A fundamental aspect of human cognition is the capacity to perceive and produce language. Studies of non-native speech processing provide some of the most striking evidence bearing on this capacity: when humans attempt to perceive or produce words containing foreign sounds or sound sequences, they show systematic patterns of correct and incorrect performance. Prior research has established that different non-native structures elicit different rates and types of error; it has been hypothesized that these differences can be explained by a combination of grammatical, perceptual, and articulatory factors. The main goals of this project are to provide carefully controlled experimental evaluations of these factors, and to develop an explicit, probabilistic model of how they interact in human performance. Particular experimental issues to be investigated are: (1) what phonetic characteristics humans are most sensitive to when processing non-native sounds; (2) how the quality of the input and ambient acoustics affect non-native perception and production; and (3) whether learning word meaning can modulate sensitivity to detailed properties of non-native sounds. The computational model builds on a growing body of work suggesting that human perception and action reflect optimal Bayesian inference conditioned on prior expectations and noisy sensory measurements. The relevant prior reflects knowledge of the native language; the model predicts that non-native structures that are more similar to those in the native language should be processed with greater accuracy. The model also predicts that non-native sounds with robust perceptual properties should be processed more accurately, even if their prior probabilities are low. The development of this model, which will be made available to other researchers, will promote the role of phonology and phonetics within the broader context of cognitive science research.


Phonotactics and Articulatory Coordination in Foreign Language Acquisition and Loan Phonology. NSF CAREER Grant (BCS-0449560)

This research has been featured in the NSF Special Report on Language and Linguistics.

Why are foreign language learners typically unable to eradicate an accent, despite years of practice? When English speakers say the name of the pickle brand “Vlasic”, why do they end up pronouncing it “Velasic”? It is evident that speakers attempting to pronounce non-native words either in foreign language acquisition or when borrowing words from other languages face serious difficulties. While researchers of language acquisition and loanword borrowing have long attempted to understand the factors that contribute to non-native pronunciation, one little-studied issue that has a substantial impact on the production of unfamiliar sound sequences (or phonotactics) is the coordination of adjacent sounds. Coordination refers to timing patterns in speech, such as the duration of a sound (like the /r/ in “rat”), or how much overlap exists among the articulations of adjacent sounds (does the tongue start moving to make the /a/ before it finishes producing the /r/?). Previous research has shown that coordination patterns are language-specific, which presents a challenge for speakers producing non-native sound sequences like the /vl/ of “Vlasic”: not only must speakers learn which sounds can be combined into sequences, but they must also learn how such sequences are temporally coordinated.

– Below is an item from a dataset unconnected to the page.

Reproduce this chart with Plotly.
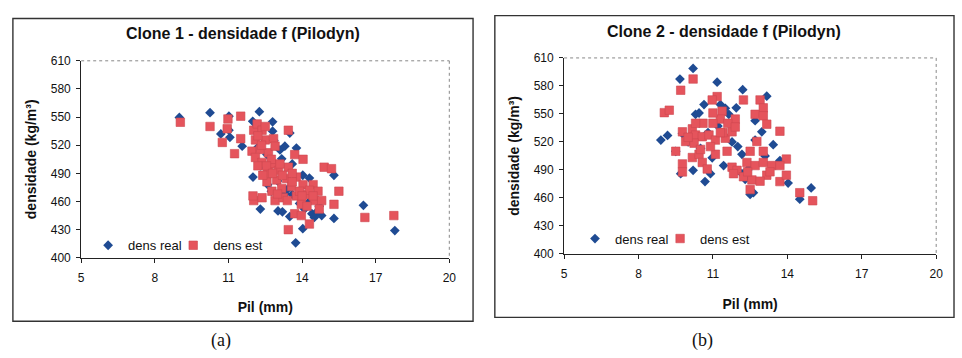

With support from the National Science Foundation, Dr. Lisa Davidson will investigate how foreign language learners learn to produce non-native sound sequences and how language borrowers incorporate these sequences into their native language. Acoustic recordings will be combined with ultrasound imaging of tongue motion during speech to understand how the foreign language learner’s speech differs from the intended goal in the target language. Another issue important both to language acquisition and to borrowing is how speakers initially perceive the sound sequences that they are trying to produce. The combination of information from perceptual data and from the way speakers manipulate coordination in the articulation of non-native sequences will provide critical insight into how speakers learn to produce foreign languages or adopt new words into their native language.